After returning my yearbook to its shelf, I checked the Sisters of Mercy website for tidbits regarding my former teachers. As expected, I found that most of them are enjoying the fruits of their labor in the hereafter. When I scrolled down the names of the sisters who’ve passed away, Sister Imelda evoked a smile. Sister Imelda held the dubious honor of serving as my freshman homeroom teacher. This role required her to account for her students’ whereabouts every weekday morning and to immerse us into the freshman religion curriculum. It was during religion class that Sister Imelda left an indelible mark on me. Difficult as it could have been to get our attention, Sister did so with ease. She provided a question box for our anonymous queries on any topic. At the beginning of every class, Sister responded to one of our submissions. I came to appreciate Sister Imelda’s bravery in doing this after sitting on the teacher’s side of the desk before my own students. Our class of fifteen-year-old girls provided extremely creative questions. Every time, Sister responded graciously and thoroughly. We’d learned far more about sin, faith and morals than we cared to by the end of that year. More importantly, by June each of us also saw God in a completely different and truly awesome light.

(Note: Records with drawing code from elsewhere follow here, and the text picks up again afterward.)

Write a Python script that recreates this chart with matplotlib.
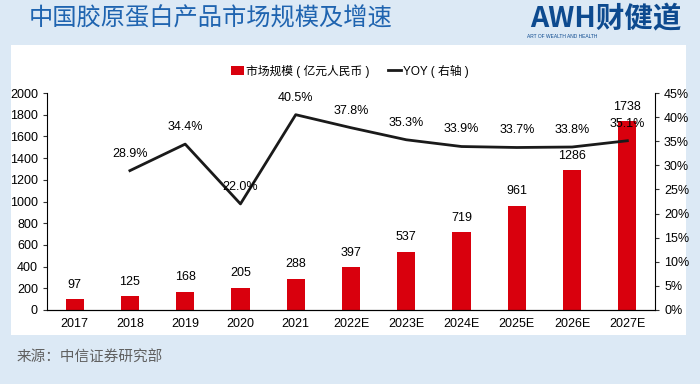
import matplotlib.pyplot as plt
from matplotlib.patches import Rectangle

plt.rcParams['font.family'] = ['Liberation Sans Narrow', 'Liberation Sans', 'Noto Sans CJK SC', 'DejaVu Sans']

# Data
years = ["2017", "2018", "2019", "2020", "2021", "2022E", "2023E",
         "2024E", "2025E", "2026E", "2027E"]
market_size = [97, 125, 168, 205, 288, 397, 537, 719, 961, 1286, 1738]
yoy_years = years[1:]
yoy = [28.9, 34.4, 22.0, 40.5, 37.8, 35.3, 33.9, 33.7, 33.8, 35.1]

bg = "#dce9f5"
fig = plt.figure(figsize=(7, 3.84), dpi=100, facecolor=bg)

# white panel behind the chart
fig.patches.append(Rectangle((11 / 700, 1 - 335 / 384), 675 / 700, 290 / 384,
                             transform=fig.transFigure, facecolor="white",
                             edgecolor="none", zorder=-10))

ax = fig.add_axes([47 / 700, 74 / 384, 608 / 700, 217 / 384])
ax.set_facecolor("none")
x = list(range(len(years)))
bars = ax.bar(x, market_size, 0.33, color="#d9000d", zorder=2)
ax.set_xlim(-0.5, len(years) - 0.5)
ax.set_ylim(0, 2000)
ax.set_yticks(range(0, 2001, 200))
ax.set_xticks(x)
ax.set_xticklabels(years)
ax.tick_params(axis="both", labelsize=9, length=3, color="#333333")
ax.tick_params(axis="x", length=0, pad=6)
ax.spines["top"].set_visible(False)
ax.spines["right"].set_visible(False)

for rect, v in zip(bars, market_size):
    ax.annotate(str(v), xy=(rect.get_x() + rect.get_width() / 2, v),
                xytext=(0, 6), textcoords="offset points",
                ha="center", va="bottom", fontsize=9)

ax2 = ax.twinx()
ax2.set_ylim(0, 45)
ax2.set_yticks(range(0, 46, 5))
ax2.set_yticklabels([f"{t}%" for t in range(0, 46, 5)])
ax2.tick_params(axis="y", labelsize=9, length=3, color="#333333")
ax2.spines["top"].set_visible(False)
ax2.spines["left"].set_visible(False)
line, = ax2.plot(x[1:], yoy, color="#1a1a1a", lw=2, zorder=3)
for xi, v in zip(x[1:], yoy):
    ax2.annotate(f"{v:.1f}%", xy=(xi, v), xytext=(0, 8), textcoords="offset points",
                 ha="center", va="bottom", fontsize=9)

fig.legend([bars, line], ["市场规模 ( 亿元人民币 )", "YOY ( 右轴 )"],
           loc="center", bbox_to_anchor=(350 / 700, 1 - 71 / 384), ncol=2,
           frameon=False, fontsize=8.5, handlelength=1.1, columnspacing=1.6,
           handletextpad=0.15)

fig.text(29 / 700, 1 - 19 / 384, "中国胶原蛋白产品市场规模及增速",
         fontsize=17.5, color="#1f64b0", family=["Noto Sans CJK SC"],
         fontweight="medium", ha="left", va="center")
fig.text(681 / 700, 1 - 19 / 384, "AWH财健道", fontsize=20.5, fontweight="bold",
         color="#0d4a8f", family=["Noto Sans CJK SC"], ha="right", va="center")
fig.text(527 / 700, 1 - 37 / 384, "ART OF WEALTH AND HEALTH", fontsize=3.5,
         color="#0d4a8f", ha="left", va="center")
fig.text(17 / 700, 1 - 358 / 384, "来源：中信证券研究部", fontsize=10.5,
         color="#606060", family=["Noto Sans CJK SC"], ha="left", va="center")

fig.savefig("out.png", dpi=100, facecolor=bg)
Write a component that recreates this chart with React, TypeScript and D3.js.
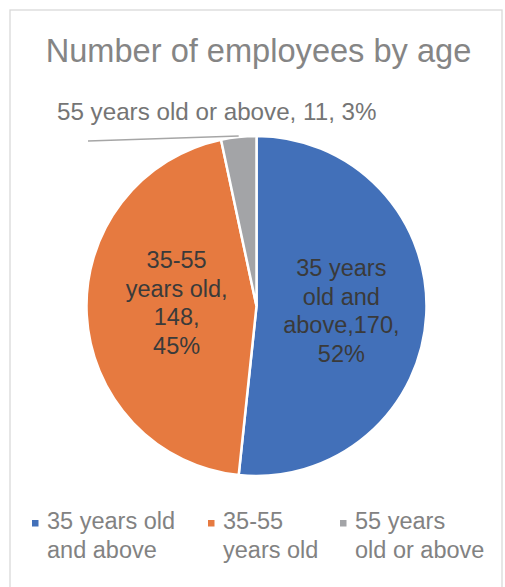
import React from "react";
import * as d3 from "d3";

const categories = ["35 years old and above", "35-55 years old", "55 years old or above"];
const values = [170, 148, 11];
const percents = ["52%", "45%", "3%"];
const colors = ["#4270B9", "#E67A40", "#A3A4A7"];
const sliceLabelLines = [
  ["35 years", "old and", "above,170,", "52%"],
  ["35-55", "years old,", "148,", "45%"],
];
const outsideLabel = "55 years old or above, 11, 3%";
const legendLines = [
  ["35 years old", "and above"],
  ["35-55", "years old"],
  ["55 years", "old or above"],
];
const title = "Number of employees by age";

const W = 505;
const H = 587;
const FONT = "'Liberation Sans', Arial, Helvetica, sans-serif";

export default function App() {
  const cx = 256.5;
  const cy = 306;
  const r = 170;
  const data = values.map((v, i) => ({ v, i }));
  const pie = d3.pie<{ v: number; i: number }>().sort(null).value((d) => d.v).startAngle(0).endAngle(2 * Math.PI);
  const arcs = pie(data);
  const arc = d3.arc<d3.PieArcDatum<{ v: number; i: number }>>().innerRadius(0).outerRadius(r);
  const labelArc = d3.arc<d3.PieArcDatum<{ v: number; i: number }>>().innerRadius(r * 0.5).outerRadius(r * 0.5);
  const lineH = 28.7;
  const fs = 23.5;
  const labelShift = [
    [0, 0],
    [5, -8],
  ];

  const g = arcs[2];
  const mid = (g.startAngle + g.endAngle) / 2;
  const edge = [Math.sin(mid) * r, -Math.cos(mid) * r];

  const legendX = [32, 208, 340];

  return (
    <svg width={W} height={H} style={{ position: "absolute", left: 0, top: 0, background: "#fff" }}>
      <rect x={10} y={10} width={492} height={600} fill="#fff" stroke="#d9d9d9" strokeWidth={1.3} />
      <text x={258.5} y={62} textAnchor="middle" fontFamily={FONT} fontSize={32.6} fill="#858585">
        {title}
      </text>
      <g transform={`translate(${cx},${cy})`}>
        {arcs.map((a, i) => (
          <path key={i} d={arc(a) || ""} fill={colors[i]} stroke="#fff" strokeWidth={2.5} />
        ))}
        {sliceLabelLines.map((lines, i) => {
          const [x0, y] = labelArc.centroid(arcs[i]);
          const x = x0 + labelShift[i][0];
          const y0 = y + labelShift[i][1] - ((lines.length - 1) * lineH) / 2 + fs * 0.36;
          return (
            <text key={i} textAnchor="middle" fontFamily={FONT} fontSize={fs} fill="#3a3a3a">
              {lines.map((l, j) => (
                <tspan key={j} x={x} y={y0 + j * lineH}>
                  {l}
                </tspan>
              ))}
            </text>
          );
        })}
        <polyline
          points={`${edge[0]},${edge[1] - 1} ${88 - cx},${141 - cy}`}
          fill="none"
          stroke="#a6a6a6"
          strokeWidth={1.5}
        />
      </g>
      <text x={57} y={120} fontFamily={FONT} fontSize={24.2} fill="#757575">
        {outsideLabel}
      </text>
      {categories.map((c, i) => (
        <g key={c}>
          <rect x={legendX[i]} y={520} width={6.5} height={6.5} fill={colors[i]} />
          <text fontFamily={FONT} fontSize={fs} fill="#828282">
            {legendLines[i].map((l, j) => (
              <tspan key={j} x={legendX[i] + 15} y={529 + j * 29}>
                {l}
              </tspan>
            ))}
          </text>
        </g>
      ))}
    </svg>
  );
}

I continue to embrace Sister Imelda’s image of God because Sister insisted that ours is the God of Love. Rather than guilting us into submission, Sister presented the rules we tried to live by quite practically. She insisted that these guidelines for living served as shields to keep us safe. When we did our best to do the right thing, we stayed close to God. Sister added that our close proximity to God was our most prized possession. “As long as God is nearby,” Sister said, “you’ll be fine.” Of course, we concluded that God’s presence depended upon us. When a classmate submitted an anonymous question regarding God’s proximity when one managed to commit a mortal sin, Sister reassured us. I’ll never forget Sister rising from her seat with her finger pointed at us as she proclaimed, “That’s when God is closest to you and don’t you forget that! God doesn’t want to lose a single one us!” This was probably the first time in my life that I actually believed that God loves me and remains with me regardless of my guilt. On that day, I began to take even the harshest lessons from my religion classes and sermons as reassurances that God remains with me in everything.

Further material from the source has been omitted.